Goal: Transcribe the material word for word, but without the images.

* * * * * * * * *

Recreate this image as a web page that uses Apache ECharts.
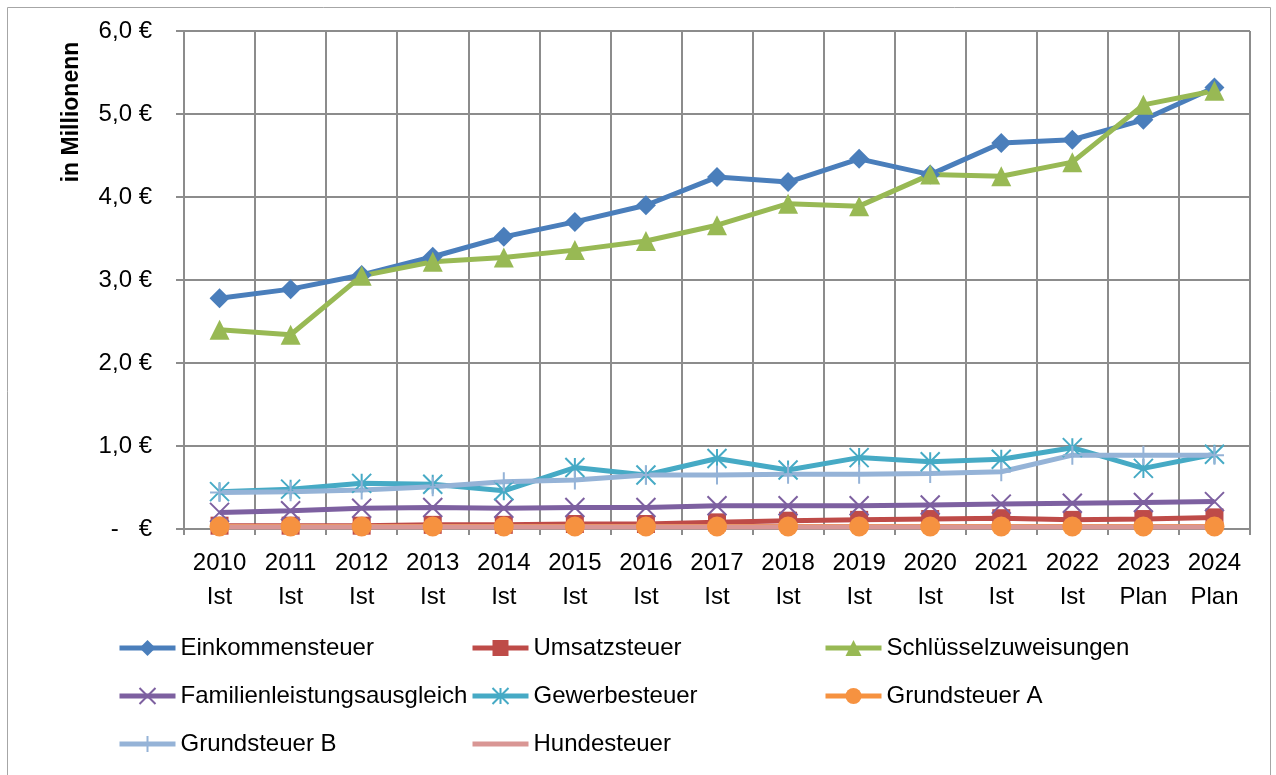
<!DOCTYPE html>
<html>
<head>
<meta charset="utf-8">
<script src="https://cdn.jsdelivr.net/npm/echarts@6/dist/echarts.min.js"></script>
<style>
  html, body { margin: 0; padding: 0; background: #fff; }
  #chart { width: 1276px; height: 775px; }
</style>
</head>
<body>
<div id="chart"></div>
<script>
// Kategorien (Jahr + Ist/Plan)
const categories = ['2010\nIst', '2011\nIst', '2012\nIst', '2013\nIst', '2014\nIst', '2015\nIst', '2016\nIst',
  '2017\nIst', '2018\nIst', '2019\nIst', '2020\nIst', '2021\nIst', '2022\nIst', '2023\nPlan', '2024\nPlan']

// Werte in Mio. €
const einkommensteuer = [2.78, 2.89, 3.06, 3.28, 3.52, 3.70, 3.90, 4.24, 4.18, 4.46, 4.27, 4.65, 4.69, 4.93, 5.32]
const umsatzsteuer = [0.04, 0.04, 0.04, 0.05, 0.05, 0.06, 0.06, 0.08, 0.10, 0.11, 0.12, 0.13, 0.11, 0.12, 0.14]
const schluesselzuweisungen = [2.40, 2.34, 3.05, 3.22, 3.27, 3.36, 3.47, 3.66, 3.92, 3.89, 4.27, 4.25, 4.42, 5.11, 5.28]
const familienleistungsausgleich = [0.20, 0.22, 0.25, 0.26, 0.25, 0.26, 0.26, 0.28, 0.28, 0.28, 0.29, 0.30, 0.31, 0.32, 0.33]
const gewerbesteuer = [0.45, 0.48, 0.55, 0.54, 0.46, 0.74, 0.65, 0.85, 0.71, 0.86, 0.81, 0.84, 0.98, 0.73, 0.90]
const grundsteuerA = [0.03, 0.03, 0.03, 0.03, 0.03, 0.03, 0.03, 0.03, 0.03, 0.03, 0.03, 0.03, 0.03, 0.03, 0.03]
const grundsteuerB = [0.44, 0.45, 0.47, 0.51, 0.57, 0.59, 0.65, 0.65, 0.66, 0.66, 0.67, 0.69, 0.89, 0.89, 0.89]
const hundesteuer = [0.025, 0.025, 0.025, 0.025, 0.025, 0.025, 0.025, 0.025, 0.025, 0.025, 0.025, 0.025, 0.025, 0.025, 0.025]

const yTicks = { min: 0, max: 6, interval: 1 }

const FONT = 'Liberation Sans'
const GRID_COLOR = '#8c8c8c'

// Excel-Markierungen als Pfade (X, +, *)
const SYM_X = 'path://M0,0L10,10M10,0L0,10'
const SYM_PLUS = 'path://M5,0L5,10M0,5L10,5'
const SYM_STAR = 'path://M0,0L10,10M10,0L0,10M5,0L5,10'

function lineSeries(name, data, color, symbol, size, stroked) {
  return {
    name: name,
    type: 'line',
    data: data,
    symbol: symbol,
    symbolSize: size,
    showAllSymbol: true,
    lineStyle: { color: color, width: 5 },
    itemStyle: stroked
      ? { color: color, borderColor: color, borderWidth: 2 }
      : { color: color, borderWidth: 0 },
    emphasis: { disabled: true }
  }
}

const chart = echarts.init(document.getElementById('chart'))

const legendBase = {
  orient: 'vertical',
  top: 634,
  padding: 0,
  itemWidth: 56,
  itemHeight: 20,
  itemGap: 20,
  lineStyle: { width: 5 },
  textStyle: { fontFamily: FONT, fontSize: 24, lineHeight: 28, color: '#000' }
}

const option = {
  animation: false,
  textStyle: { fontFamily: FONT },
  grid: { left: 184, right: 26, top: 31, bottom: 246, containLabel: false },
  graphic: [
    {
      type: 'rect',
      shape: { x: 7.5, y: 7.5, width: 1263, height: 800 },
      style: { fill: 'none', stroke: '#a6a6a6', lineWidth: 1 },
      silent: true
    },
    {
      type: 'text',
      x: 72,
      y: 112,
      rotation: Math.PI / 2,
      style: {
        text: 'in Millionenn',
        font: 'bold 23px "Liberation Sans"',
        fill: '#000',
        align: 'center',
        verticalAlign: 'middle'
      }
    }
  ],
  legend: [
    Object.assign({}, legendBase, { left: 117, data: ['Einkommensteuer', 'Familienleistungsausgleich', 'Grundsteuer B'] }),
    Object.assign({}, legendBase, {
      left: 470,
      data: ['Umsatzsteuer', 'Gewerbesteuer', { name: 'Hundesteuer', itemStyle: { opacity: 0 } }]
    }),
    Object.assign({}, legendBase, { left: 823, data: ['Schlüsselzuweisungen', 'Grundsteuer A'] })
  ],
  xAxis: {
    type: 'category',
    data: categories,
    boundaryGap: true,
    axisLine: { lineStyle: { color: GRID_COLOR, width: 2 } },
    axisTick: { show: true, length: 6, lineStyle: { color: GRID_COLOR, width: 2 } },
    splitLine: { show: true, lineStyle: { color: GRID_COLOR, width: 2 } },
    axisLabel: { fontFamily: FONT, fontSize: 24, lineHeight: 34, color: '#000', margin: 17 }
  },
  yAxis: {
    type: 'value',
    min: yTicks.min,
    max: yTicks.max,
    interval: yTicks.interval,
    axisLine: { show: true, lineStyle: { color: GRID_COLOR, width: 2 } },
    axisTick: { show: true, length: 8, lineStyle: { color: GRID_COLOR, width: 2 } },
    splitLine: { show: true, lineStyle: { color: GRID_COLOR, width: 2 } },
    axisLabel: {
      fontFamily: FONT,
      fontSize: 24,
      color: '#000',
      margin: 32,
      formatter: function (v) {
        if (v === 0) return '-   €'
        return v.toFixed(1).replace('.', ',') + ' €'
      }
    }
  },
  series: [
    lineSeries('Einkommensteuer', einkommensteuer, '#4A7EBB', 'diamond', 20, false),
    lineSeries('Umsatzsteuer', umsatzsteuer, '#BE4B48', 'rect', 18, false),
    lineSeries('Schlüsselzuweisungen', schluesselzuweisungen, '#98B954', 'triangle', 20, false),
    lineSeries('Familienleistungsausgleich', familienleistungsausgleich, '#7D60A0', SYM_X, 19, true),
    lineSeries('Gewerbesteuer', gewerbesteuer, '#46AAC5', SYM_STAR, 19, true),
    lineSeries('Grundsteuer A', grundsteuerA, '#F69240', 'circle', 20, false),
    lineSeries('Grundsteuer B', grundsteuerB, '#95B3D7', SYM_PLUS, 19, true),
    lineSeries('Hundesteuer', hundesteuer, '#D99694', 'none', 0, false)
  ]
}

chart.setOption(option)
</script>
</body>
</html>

* * * * * * * * *

Exercise output:
Recreate this image as a web page that uses Apache ECharts.
<!DOCTYPE html>
<html>
<head>
<meta charset="utf-8">
<script src="https://cdn.jsdelivr.net/npm/echarts@6/dist/echarts.min.js"></script>
<style>
  html, body { margin: 0; padding: 0; background: #fff; }
  #chart { width: 1276px; height: 775px; }
</style>
</head>
<body>
<div id="chart"></div>
<script>
// Kategorien (Jahr + Ist/Plan)
const categories = ['2010\nIst', '2011\nIst', '2012\nIst', '2013\nIst', '2014\nIst', '2015\nIst', '2016\nIst',
  '2017\nIst', '2018\nIst', '2019\nIst', '2020\nIst', '2021\nIst', '2022\nIst', '2023\nPlan', '2024\nPlan']

// Werte in Mio. €
const einkommensteuer = [2.78, 2.89, 3.06, 3.28, 3.52, 3.70, 3.90, 4.24, 4.18, 4.46, 4.27, 4.65, 4.69, 4.93, 5.32]
const umsatzsteuer = [0.04, 0.04, 0.04, 0.05, 0.05, 0.06, 0.06, 0.08, 0.10, 0.11, 0.12, 0.13, 0.11, 0.12, 0.14]
const schluesselzuweisungen = [2.40, 2.34, 3.05, 3.22, 3.27, 3.36, 3.47, 3.66, 3.92, 3.89, 4.27, 4.25, 4.42, 5.11, 5.28]
const familienleistungsausgleich = [0.20, 0.22, 0.25, 0.26, 0.25, 0.26, 0.26, 0.28, 0.28, 0.28, 0.29, 0.30, 0.31, 0.32, 0.33]
const gewerbesteuer = [0.45, 0.48, 0.55, 0.54, 0.46, 0.74, 0.65, 0.85, 0.71, 0.86, 0.81, 0.84, 0.98, 0.73, 0.90]
const grundsteuerA = [0.03, 0.03, 0.03, 0.03, 0.03, 0.03, 0.03, 0.03, 0.03, 0.03, 0.03, 0.03, 0.03, 0.03, 0.03]
const grundsteuerB = [0.44, 0.45, 0.47, 0.51, 0.57, 0.59, 0.65, 0.65, 0.66, 0.66, 0.67, 0.69, 0.89, 0.89, 0.89]
const hundesteuer = [0.025, 0.025, 0.025, 0.025, 0.025, 0.025, 0.025, 0.025, 0.025, 0.025, 0.025, 0.025, 0.025, 0.025, 0.025]

const yTicks = { min: 0, max: 6, interval: 1 }

const FONT = 'Liberation Sans'
const GRID_COLOR = '#8c8c8c'

// Excel-Markierungen als Pfade (X, +, *)
const SYM_X = 'path://M0,0L10,10M10,0L0,10'
const SYM_PLUS = 'path://M5,0L5,10M0,5L10,5'
const SYM_STAR = 'path://M0,0L10,10M10,0L0,10M5,0L5,10'

function lineSeries(name, data, color, symbol, size, stroked) {
  return {
    name: name,
    type: 'line',
    data: data,
    symbol: symbol,
    symbolSize: size,
    showAllSymbol: true,
    lineStyle: { color: color, width: 5 },
    itemStyle: stroked
      ? { color: color, borderColor: color, borderWidth: 2 }
      : { color: color, borderWidth: 0 },
    emphasis: { disabled: true }
  }
}

const chart = echarts.init(document.getElementById('chart'))

const legendBase = {
  orient: 'vertical',
  top: 634,
  padding: 0,
  itemWidth: 56,
  itemHeight: 20,
  itemGap: 20,
  lineStyle: { width: 5 },
  textStyle: { fontFamily: FONT, fontSize: 24, lineHeight: 28, color: '#000' }
}

const option = {
  animation: false,
  textStyle: { fontFamily: FONT },
  grid: { left: 184, right: 26, top: 31, bottom: 246, containLabel: false },
  graphic: [
    {
      type: 'rect',
      shape: { x: 7.5, y: 7.5, width: 1263, height: 800 },
      style: { fill: 'none', stroke: '#a6a6a6', lineWidth: 1 },
      silent: true
    },
    {
      type: 'text',
      x: 72,
      y: 112,
      rotation: Math.PI / 2,
      style: {
        text: 'in Millionenn',
        font: 'bold 23px "Liberation Sans"',
        fill: '#000',
        align: 'center',
        verticalAlign: 'middle'
      }
    }
  ],
  legend: [
    Object.assign({}, legendBase, { left: 117, data: ['Einkommensteuer', 'Familienleistungsausgleich', 'Grundsteuer B'] }),
    Object.assign({}, legendBase, {
      left: 470,
      data: ['Umsatzsteuer', 'Gewerbesteuer', { name: 'Hundesteuer', itemStyle: { opacity: 0 } }]
    }),
    Object.assign({}, legendBase, { left: 823, data: ['Schlüsselzuweisungen', 'Grundsteuer A'] })
  ],
  xAxis: {
    type: 'category',
    data: categories,
    boundaryGap: true,
    axisLine: { lineStyle: { color: GRID_COLOR, width: 2 } },
    axisTick: { show: true, length: 6, lineStyle: { color: GRID_COLOR, width: 2 } },
    splitLine: { show: true, lineStyle: { color: GRID_COLOR, width: 2 } },
    axisLabel: { fontFamily: FONT, fontSize: 24, lineHeight: 34, color: '#000', margin: 17 }
  },
  yAxis: {
    type: 'value',
    min: yTicks.min,
    max: yTicks.max,
    interval: yTicks.interval,
    axisLine: { show: true, lineStyle: { color: GRID_COLOR, width: 2 } },
    axisTick: { show: true, length: 8, lineStyle: { color: GRID_COLOR, width: 2 } },
    splitLine: { show: true, lineStyle: { color: GRID_COLOR, width: 2 } },
    axisLabel: {
      fontFamily: FONT,
      fontSize: 24,
      color: '#000',
      margin: 32,
      formatter: function (v) {
        if (v === 0) return '-   €'
        return v.toFixed(1).replace('.', ',') + ' €'
      }
    }
  },
  series: [
    lineSeries('Einkommensteuer', einkommensteuer, '#4A7EBB', 'diamond', 20, false),
    lineSeries('Umsatzsteuer', umsatzsteuer, '#BE4B48', 'rect', 18, false),
    lineSeries('Schlüsselzuweisungen', schluesselzuweisungen, '#98B954', 'triangle', 20, false),
    lineSeries('Familienleistungsausgleich', familienleistungsausgleich, '#7D60A0', SYM_X, 19, true),
    lineSeries('Gewerbesteuer', gewerbesteuer, '#46AAC5', SYM_STAR, 19, true),
    lineSeries('Grundsteuer A', grundsteuerA, '#F69240', 'circle', 20, false),
    lineSeries('Grundsteuer B', grundsteuerB, '#95B3D7', SYM_PLUS, 19, true),
    lineSeries('Hundesteuer', hundesteuer, '#D99694', 'none', 0, false)
  ]
}

chart.setOption(option)
</script>
</body>
</html>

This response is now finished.